Challenge: Please return nothing but the lines between the line holding "Generate a web" and the line holding "const malEstar = [32, 8, 18, 2, 9];", both ends included, without the pictures.

Task data:
^^^^^^^^^^^^^^^^
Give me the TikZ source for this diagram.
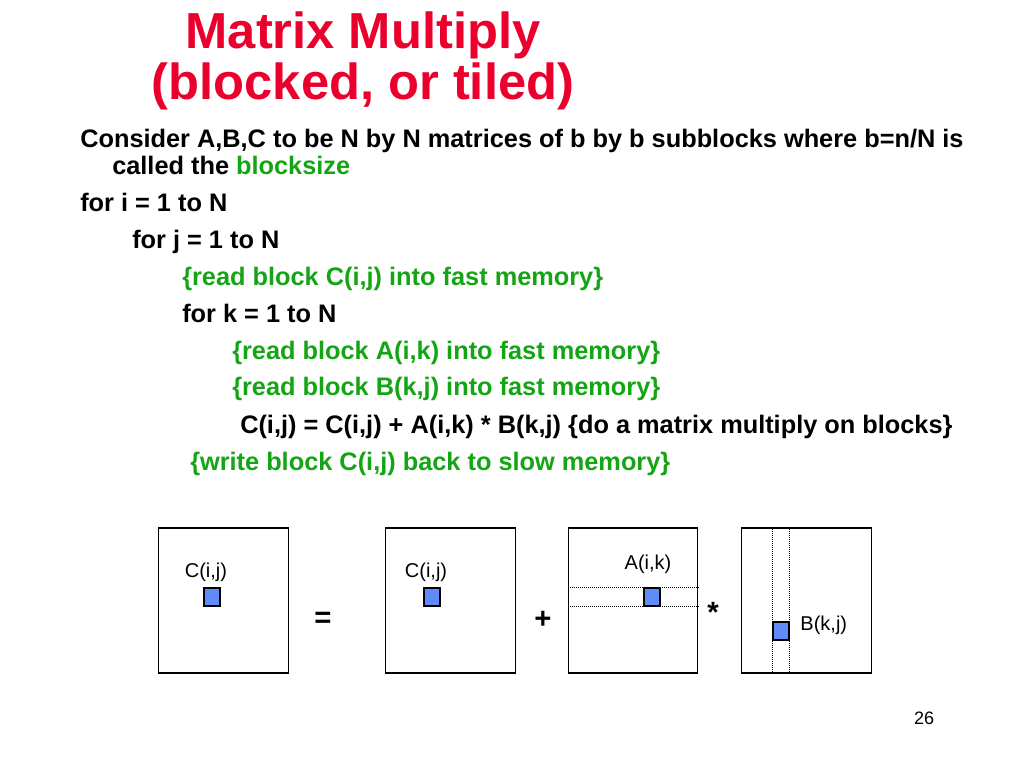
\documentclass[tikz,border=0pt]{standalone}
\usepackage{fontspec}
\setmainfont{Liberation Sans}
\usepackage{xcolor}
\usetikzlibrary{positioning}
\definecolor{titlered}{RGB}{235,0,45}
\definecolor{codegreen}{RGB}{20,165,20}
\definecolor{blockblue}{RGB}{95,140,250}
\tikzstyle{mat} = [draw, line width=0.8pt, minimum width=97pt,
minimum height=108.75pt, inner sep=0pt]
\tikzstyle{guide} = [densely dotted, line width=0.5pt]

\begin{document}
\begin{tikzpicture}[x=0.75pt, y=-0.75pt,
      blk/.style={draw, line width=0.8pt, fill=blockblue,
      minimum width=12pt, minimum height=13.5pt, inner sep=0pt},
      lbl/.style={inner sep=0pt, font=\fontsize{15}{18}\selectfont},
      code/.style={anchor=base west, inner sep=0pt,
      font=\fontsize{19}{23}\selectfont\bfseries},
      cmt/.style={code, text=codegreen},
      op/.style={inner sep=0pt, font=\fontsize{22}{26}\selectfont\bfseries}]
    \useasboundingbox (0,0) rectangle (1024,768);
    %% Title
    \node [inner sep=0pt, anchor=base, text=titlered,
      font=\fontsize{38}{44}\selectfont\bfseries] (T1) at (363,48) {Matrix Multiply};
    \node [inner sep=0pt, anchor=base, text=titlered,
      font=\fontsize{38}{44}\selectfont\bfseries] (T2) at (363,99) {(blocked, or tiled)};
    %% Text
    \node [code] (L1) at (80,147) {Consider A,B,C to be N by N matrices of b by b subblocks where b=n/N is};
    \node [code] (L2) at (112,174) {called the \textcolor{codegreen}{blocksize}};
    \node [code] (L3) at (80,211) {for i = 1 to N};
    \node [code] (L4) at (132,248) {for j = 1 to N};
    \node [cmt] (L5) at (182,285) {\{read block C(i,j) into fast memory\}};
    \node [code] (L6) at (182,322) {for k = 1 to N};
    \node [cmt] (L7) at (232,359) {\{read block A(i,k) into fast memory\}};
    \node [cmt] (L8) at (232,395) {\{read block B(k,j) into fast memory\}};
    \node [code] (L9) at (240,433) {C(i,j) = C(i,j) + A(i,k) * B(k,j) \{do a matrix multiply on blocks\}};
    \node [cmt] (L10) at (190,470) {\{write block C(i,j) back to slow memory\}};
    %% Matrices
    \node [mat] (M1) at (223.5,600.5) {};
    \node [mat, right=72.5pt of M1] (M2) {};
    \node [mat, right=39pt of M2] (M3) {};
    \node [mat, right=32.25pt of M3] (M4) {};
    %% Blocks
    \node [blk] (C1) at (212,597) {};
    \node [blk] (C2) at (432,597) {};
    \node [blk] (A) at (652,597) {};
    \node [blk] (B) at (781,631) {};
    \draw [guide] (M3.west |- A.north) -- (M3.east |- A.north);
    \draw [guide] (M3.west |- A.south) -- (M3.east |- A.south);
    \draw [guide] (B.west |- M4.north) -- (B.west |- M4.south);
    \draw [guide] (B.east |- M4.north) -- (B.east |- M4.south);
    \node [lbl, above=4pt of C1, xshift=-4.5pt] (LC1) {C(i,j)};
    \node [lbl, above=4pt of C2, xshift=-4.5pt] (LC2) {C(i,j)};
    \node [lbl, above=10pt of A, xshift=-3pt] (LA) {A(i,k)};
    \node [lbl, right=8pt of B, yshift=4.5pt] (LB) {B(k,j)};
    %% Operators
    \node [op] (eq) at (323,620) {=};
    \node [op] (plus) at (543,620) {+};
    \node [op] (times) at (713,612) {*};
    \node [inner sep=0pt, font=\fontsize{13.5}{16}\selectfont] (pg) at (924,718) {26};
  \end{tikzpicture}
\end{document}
^^^^^^^^^^^^^^^^
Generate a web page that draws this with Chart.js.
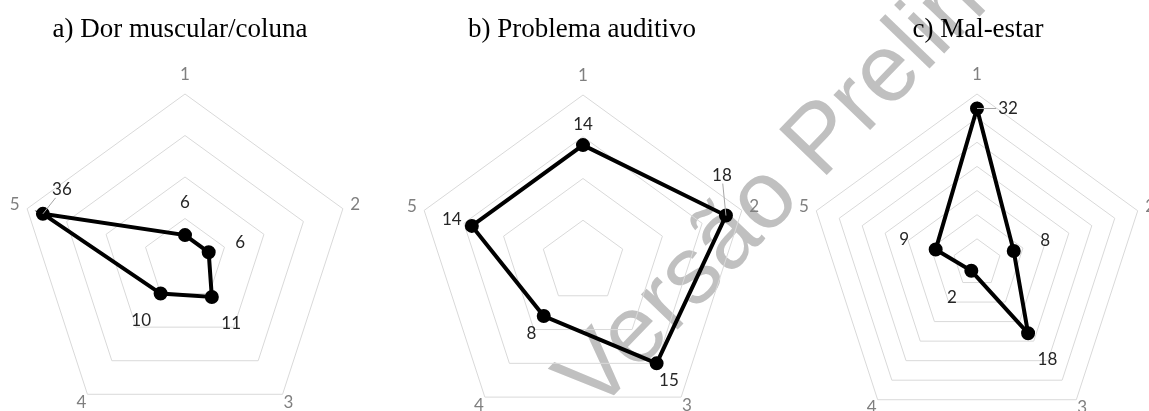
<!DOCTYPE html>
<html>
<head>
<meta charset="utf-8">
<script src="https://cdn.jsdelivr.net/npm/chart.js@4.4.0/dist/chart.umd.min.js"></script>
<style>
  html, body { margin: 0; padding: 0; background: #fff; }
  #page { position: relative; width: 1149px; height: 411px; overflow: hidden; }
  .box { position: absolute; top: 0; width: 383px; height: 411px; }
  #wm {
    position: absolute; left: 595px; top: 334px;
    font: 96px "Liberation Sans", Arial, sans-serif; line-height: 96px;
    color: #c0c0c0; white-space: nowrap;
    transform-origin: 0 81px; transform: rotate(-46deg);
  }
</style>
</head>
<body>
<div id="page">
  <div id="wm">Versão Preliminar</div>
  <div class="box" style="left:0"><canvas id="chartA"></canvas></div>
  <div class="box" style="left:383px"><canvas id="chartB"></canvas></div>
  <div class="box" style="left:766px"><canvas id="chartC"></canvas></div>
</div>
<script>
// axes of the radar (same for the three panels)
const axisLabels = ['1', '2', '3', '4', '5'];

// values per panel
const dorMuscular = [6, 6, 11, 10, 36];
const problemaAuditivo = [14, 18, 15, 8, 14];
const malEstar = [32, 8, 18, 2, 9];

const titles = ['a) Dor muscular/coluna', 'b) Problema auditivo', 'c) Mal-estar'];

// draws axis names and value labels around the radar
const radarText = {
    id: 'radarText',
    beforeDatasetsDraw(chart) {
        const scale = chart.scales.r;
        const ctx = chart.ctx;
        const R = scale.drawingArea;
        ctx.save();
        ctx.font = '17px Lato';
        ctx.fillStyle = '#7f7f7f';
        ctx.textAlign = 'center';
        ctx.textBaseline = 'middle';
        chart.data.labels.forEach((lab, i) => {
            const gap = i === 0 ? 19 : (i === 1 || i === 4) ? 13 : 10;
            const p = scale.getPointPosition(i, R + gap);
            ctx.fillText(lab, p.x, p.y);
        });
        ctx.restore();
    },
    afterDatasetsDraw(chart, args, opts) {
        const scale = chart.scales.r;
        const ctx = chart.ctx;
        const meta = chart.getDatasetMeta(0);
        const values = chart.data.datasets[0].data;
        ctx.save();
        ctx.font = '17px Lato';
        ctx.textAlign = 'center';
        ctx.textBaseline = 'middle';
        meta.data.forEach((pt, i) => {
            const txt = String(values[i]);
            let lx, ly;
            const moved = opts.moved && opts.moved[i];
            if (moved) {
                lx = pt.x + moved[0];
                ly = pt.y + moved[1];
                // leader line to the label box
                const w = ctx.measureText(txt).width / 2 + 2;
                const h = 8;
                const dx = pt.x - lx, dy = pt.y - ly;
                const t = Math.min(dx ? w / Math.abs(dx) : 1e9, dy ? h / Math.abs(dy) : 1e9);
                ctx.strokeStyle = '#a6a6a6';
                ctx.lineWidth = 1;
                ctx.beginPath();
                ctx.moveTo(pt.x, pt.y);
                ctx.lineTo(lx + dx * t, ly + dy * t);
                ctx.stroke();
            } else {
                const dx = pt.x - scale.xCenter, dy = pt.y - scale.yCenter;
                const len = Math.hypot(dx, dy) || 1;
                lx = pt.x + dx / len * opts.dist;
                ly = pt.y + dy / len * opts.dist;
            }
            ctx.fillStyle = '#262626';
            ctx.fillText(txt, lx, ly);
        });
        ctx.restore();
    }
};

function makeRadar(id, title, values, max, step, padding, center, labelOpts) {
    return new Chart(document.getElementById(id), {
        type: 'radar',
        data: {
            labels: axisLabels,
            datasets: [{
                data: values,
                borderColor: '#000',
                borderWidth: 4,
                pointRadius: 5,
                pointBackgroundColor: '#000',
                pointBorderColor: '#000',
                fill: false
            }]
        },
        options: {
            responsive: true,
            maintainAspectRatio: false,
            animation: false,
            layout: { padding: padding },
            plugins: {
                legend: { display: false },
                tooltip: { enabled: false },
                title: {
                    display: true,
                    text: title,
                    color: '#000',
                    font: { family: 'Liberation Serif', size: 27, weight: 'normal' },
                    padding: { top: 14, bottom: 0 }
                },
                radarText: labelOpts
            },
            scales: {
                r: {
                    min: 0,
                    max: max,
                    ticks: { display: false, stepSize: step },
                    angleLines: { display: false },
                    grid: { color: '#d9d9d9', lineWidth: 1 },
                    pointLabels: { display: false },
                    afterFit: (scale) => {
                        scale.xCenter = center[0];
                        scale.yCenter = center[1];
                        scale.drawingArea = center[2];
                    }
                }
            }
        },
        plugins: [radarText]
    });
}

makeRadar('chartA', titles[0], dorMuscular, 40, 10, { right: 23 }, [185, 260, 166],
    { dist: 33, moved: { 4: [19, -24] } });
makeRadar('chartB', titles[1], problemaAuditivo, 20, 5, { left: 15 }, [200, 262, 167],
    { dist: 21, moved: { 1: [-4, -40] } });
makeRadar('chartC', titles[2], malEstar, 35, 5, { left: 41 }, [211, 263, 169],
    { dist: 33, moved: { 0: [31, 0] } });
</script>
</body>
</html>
^^^^^^^^^^^^^^^^
Finished exercise:
Generate a web page that draws this with Chart.js.
<!DOCTYPE html>
<html>
<head>
<meta charset="utf-8">
<script src="https://cdn.jsdelivr.net/npm/chart.js@4.4.0/dist/chart.umd.min.js"></script>
<style>
  html, body { margin: 0; padding: 0; background: #fff; }
  #page { position: relative; width: 1149px; height: 411px; overflow: hidden; }
  .box { position: absolute; top: 0; width: 383px; height: 411px; }
  #wm {
    position: absolute; left: 595px; top: 334px;
    font: 96px "Liberation Sans", Arial, sans-serif; line-height: 96px;
    color: #c0c0c0; white-space: nowrap;
    transform-origin: 0 81px; transform: rotate(-46deg);
  }
</style>
</head>
<body>
<div id="page">
  <div id="wm">Versão Preliminar</div>
  <div class="box" style="left:0"><canvas id="chartA"></canvas></div>
  <div class="box" style="left:383px"><canvas id="chartB"></canvas></div>
  <div class="box" style="left:766px"><canvas id="chartC"></canvas></div>
</div>
<script>
// axes of the radar (same for the three panels)
const axisLabels = ['1', '2', '3', '4', '5'];

// values per panel
const dorMuscular = [6, 6, 11, 10, 36];
const problemaAuditivo = [14, 18, 15, 8, 14];
const malEstar = [32, 8, 18, 2, 9];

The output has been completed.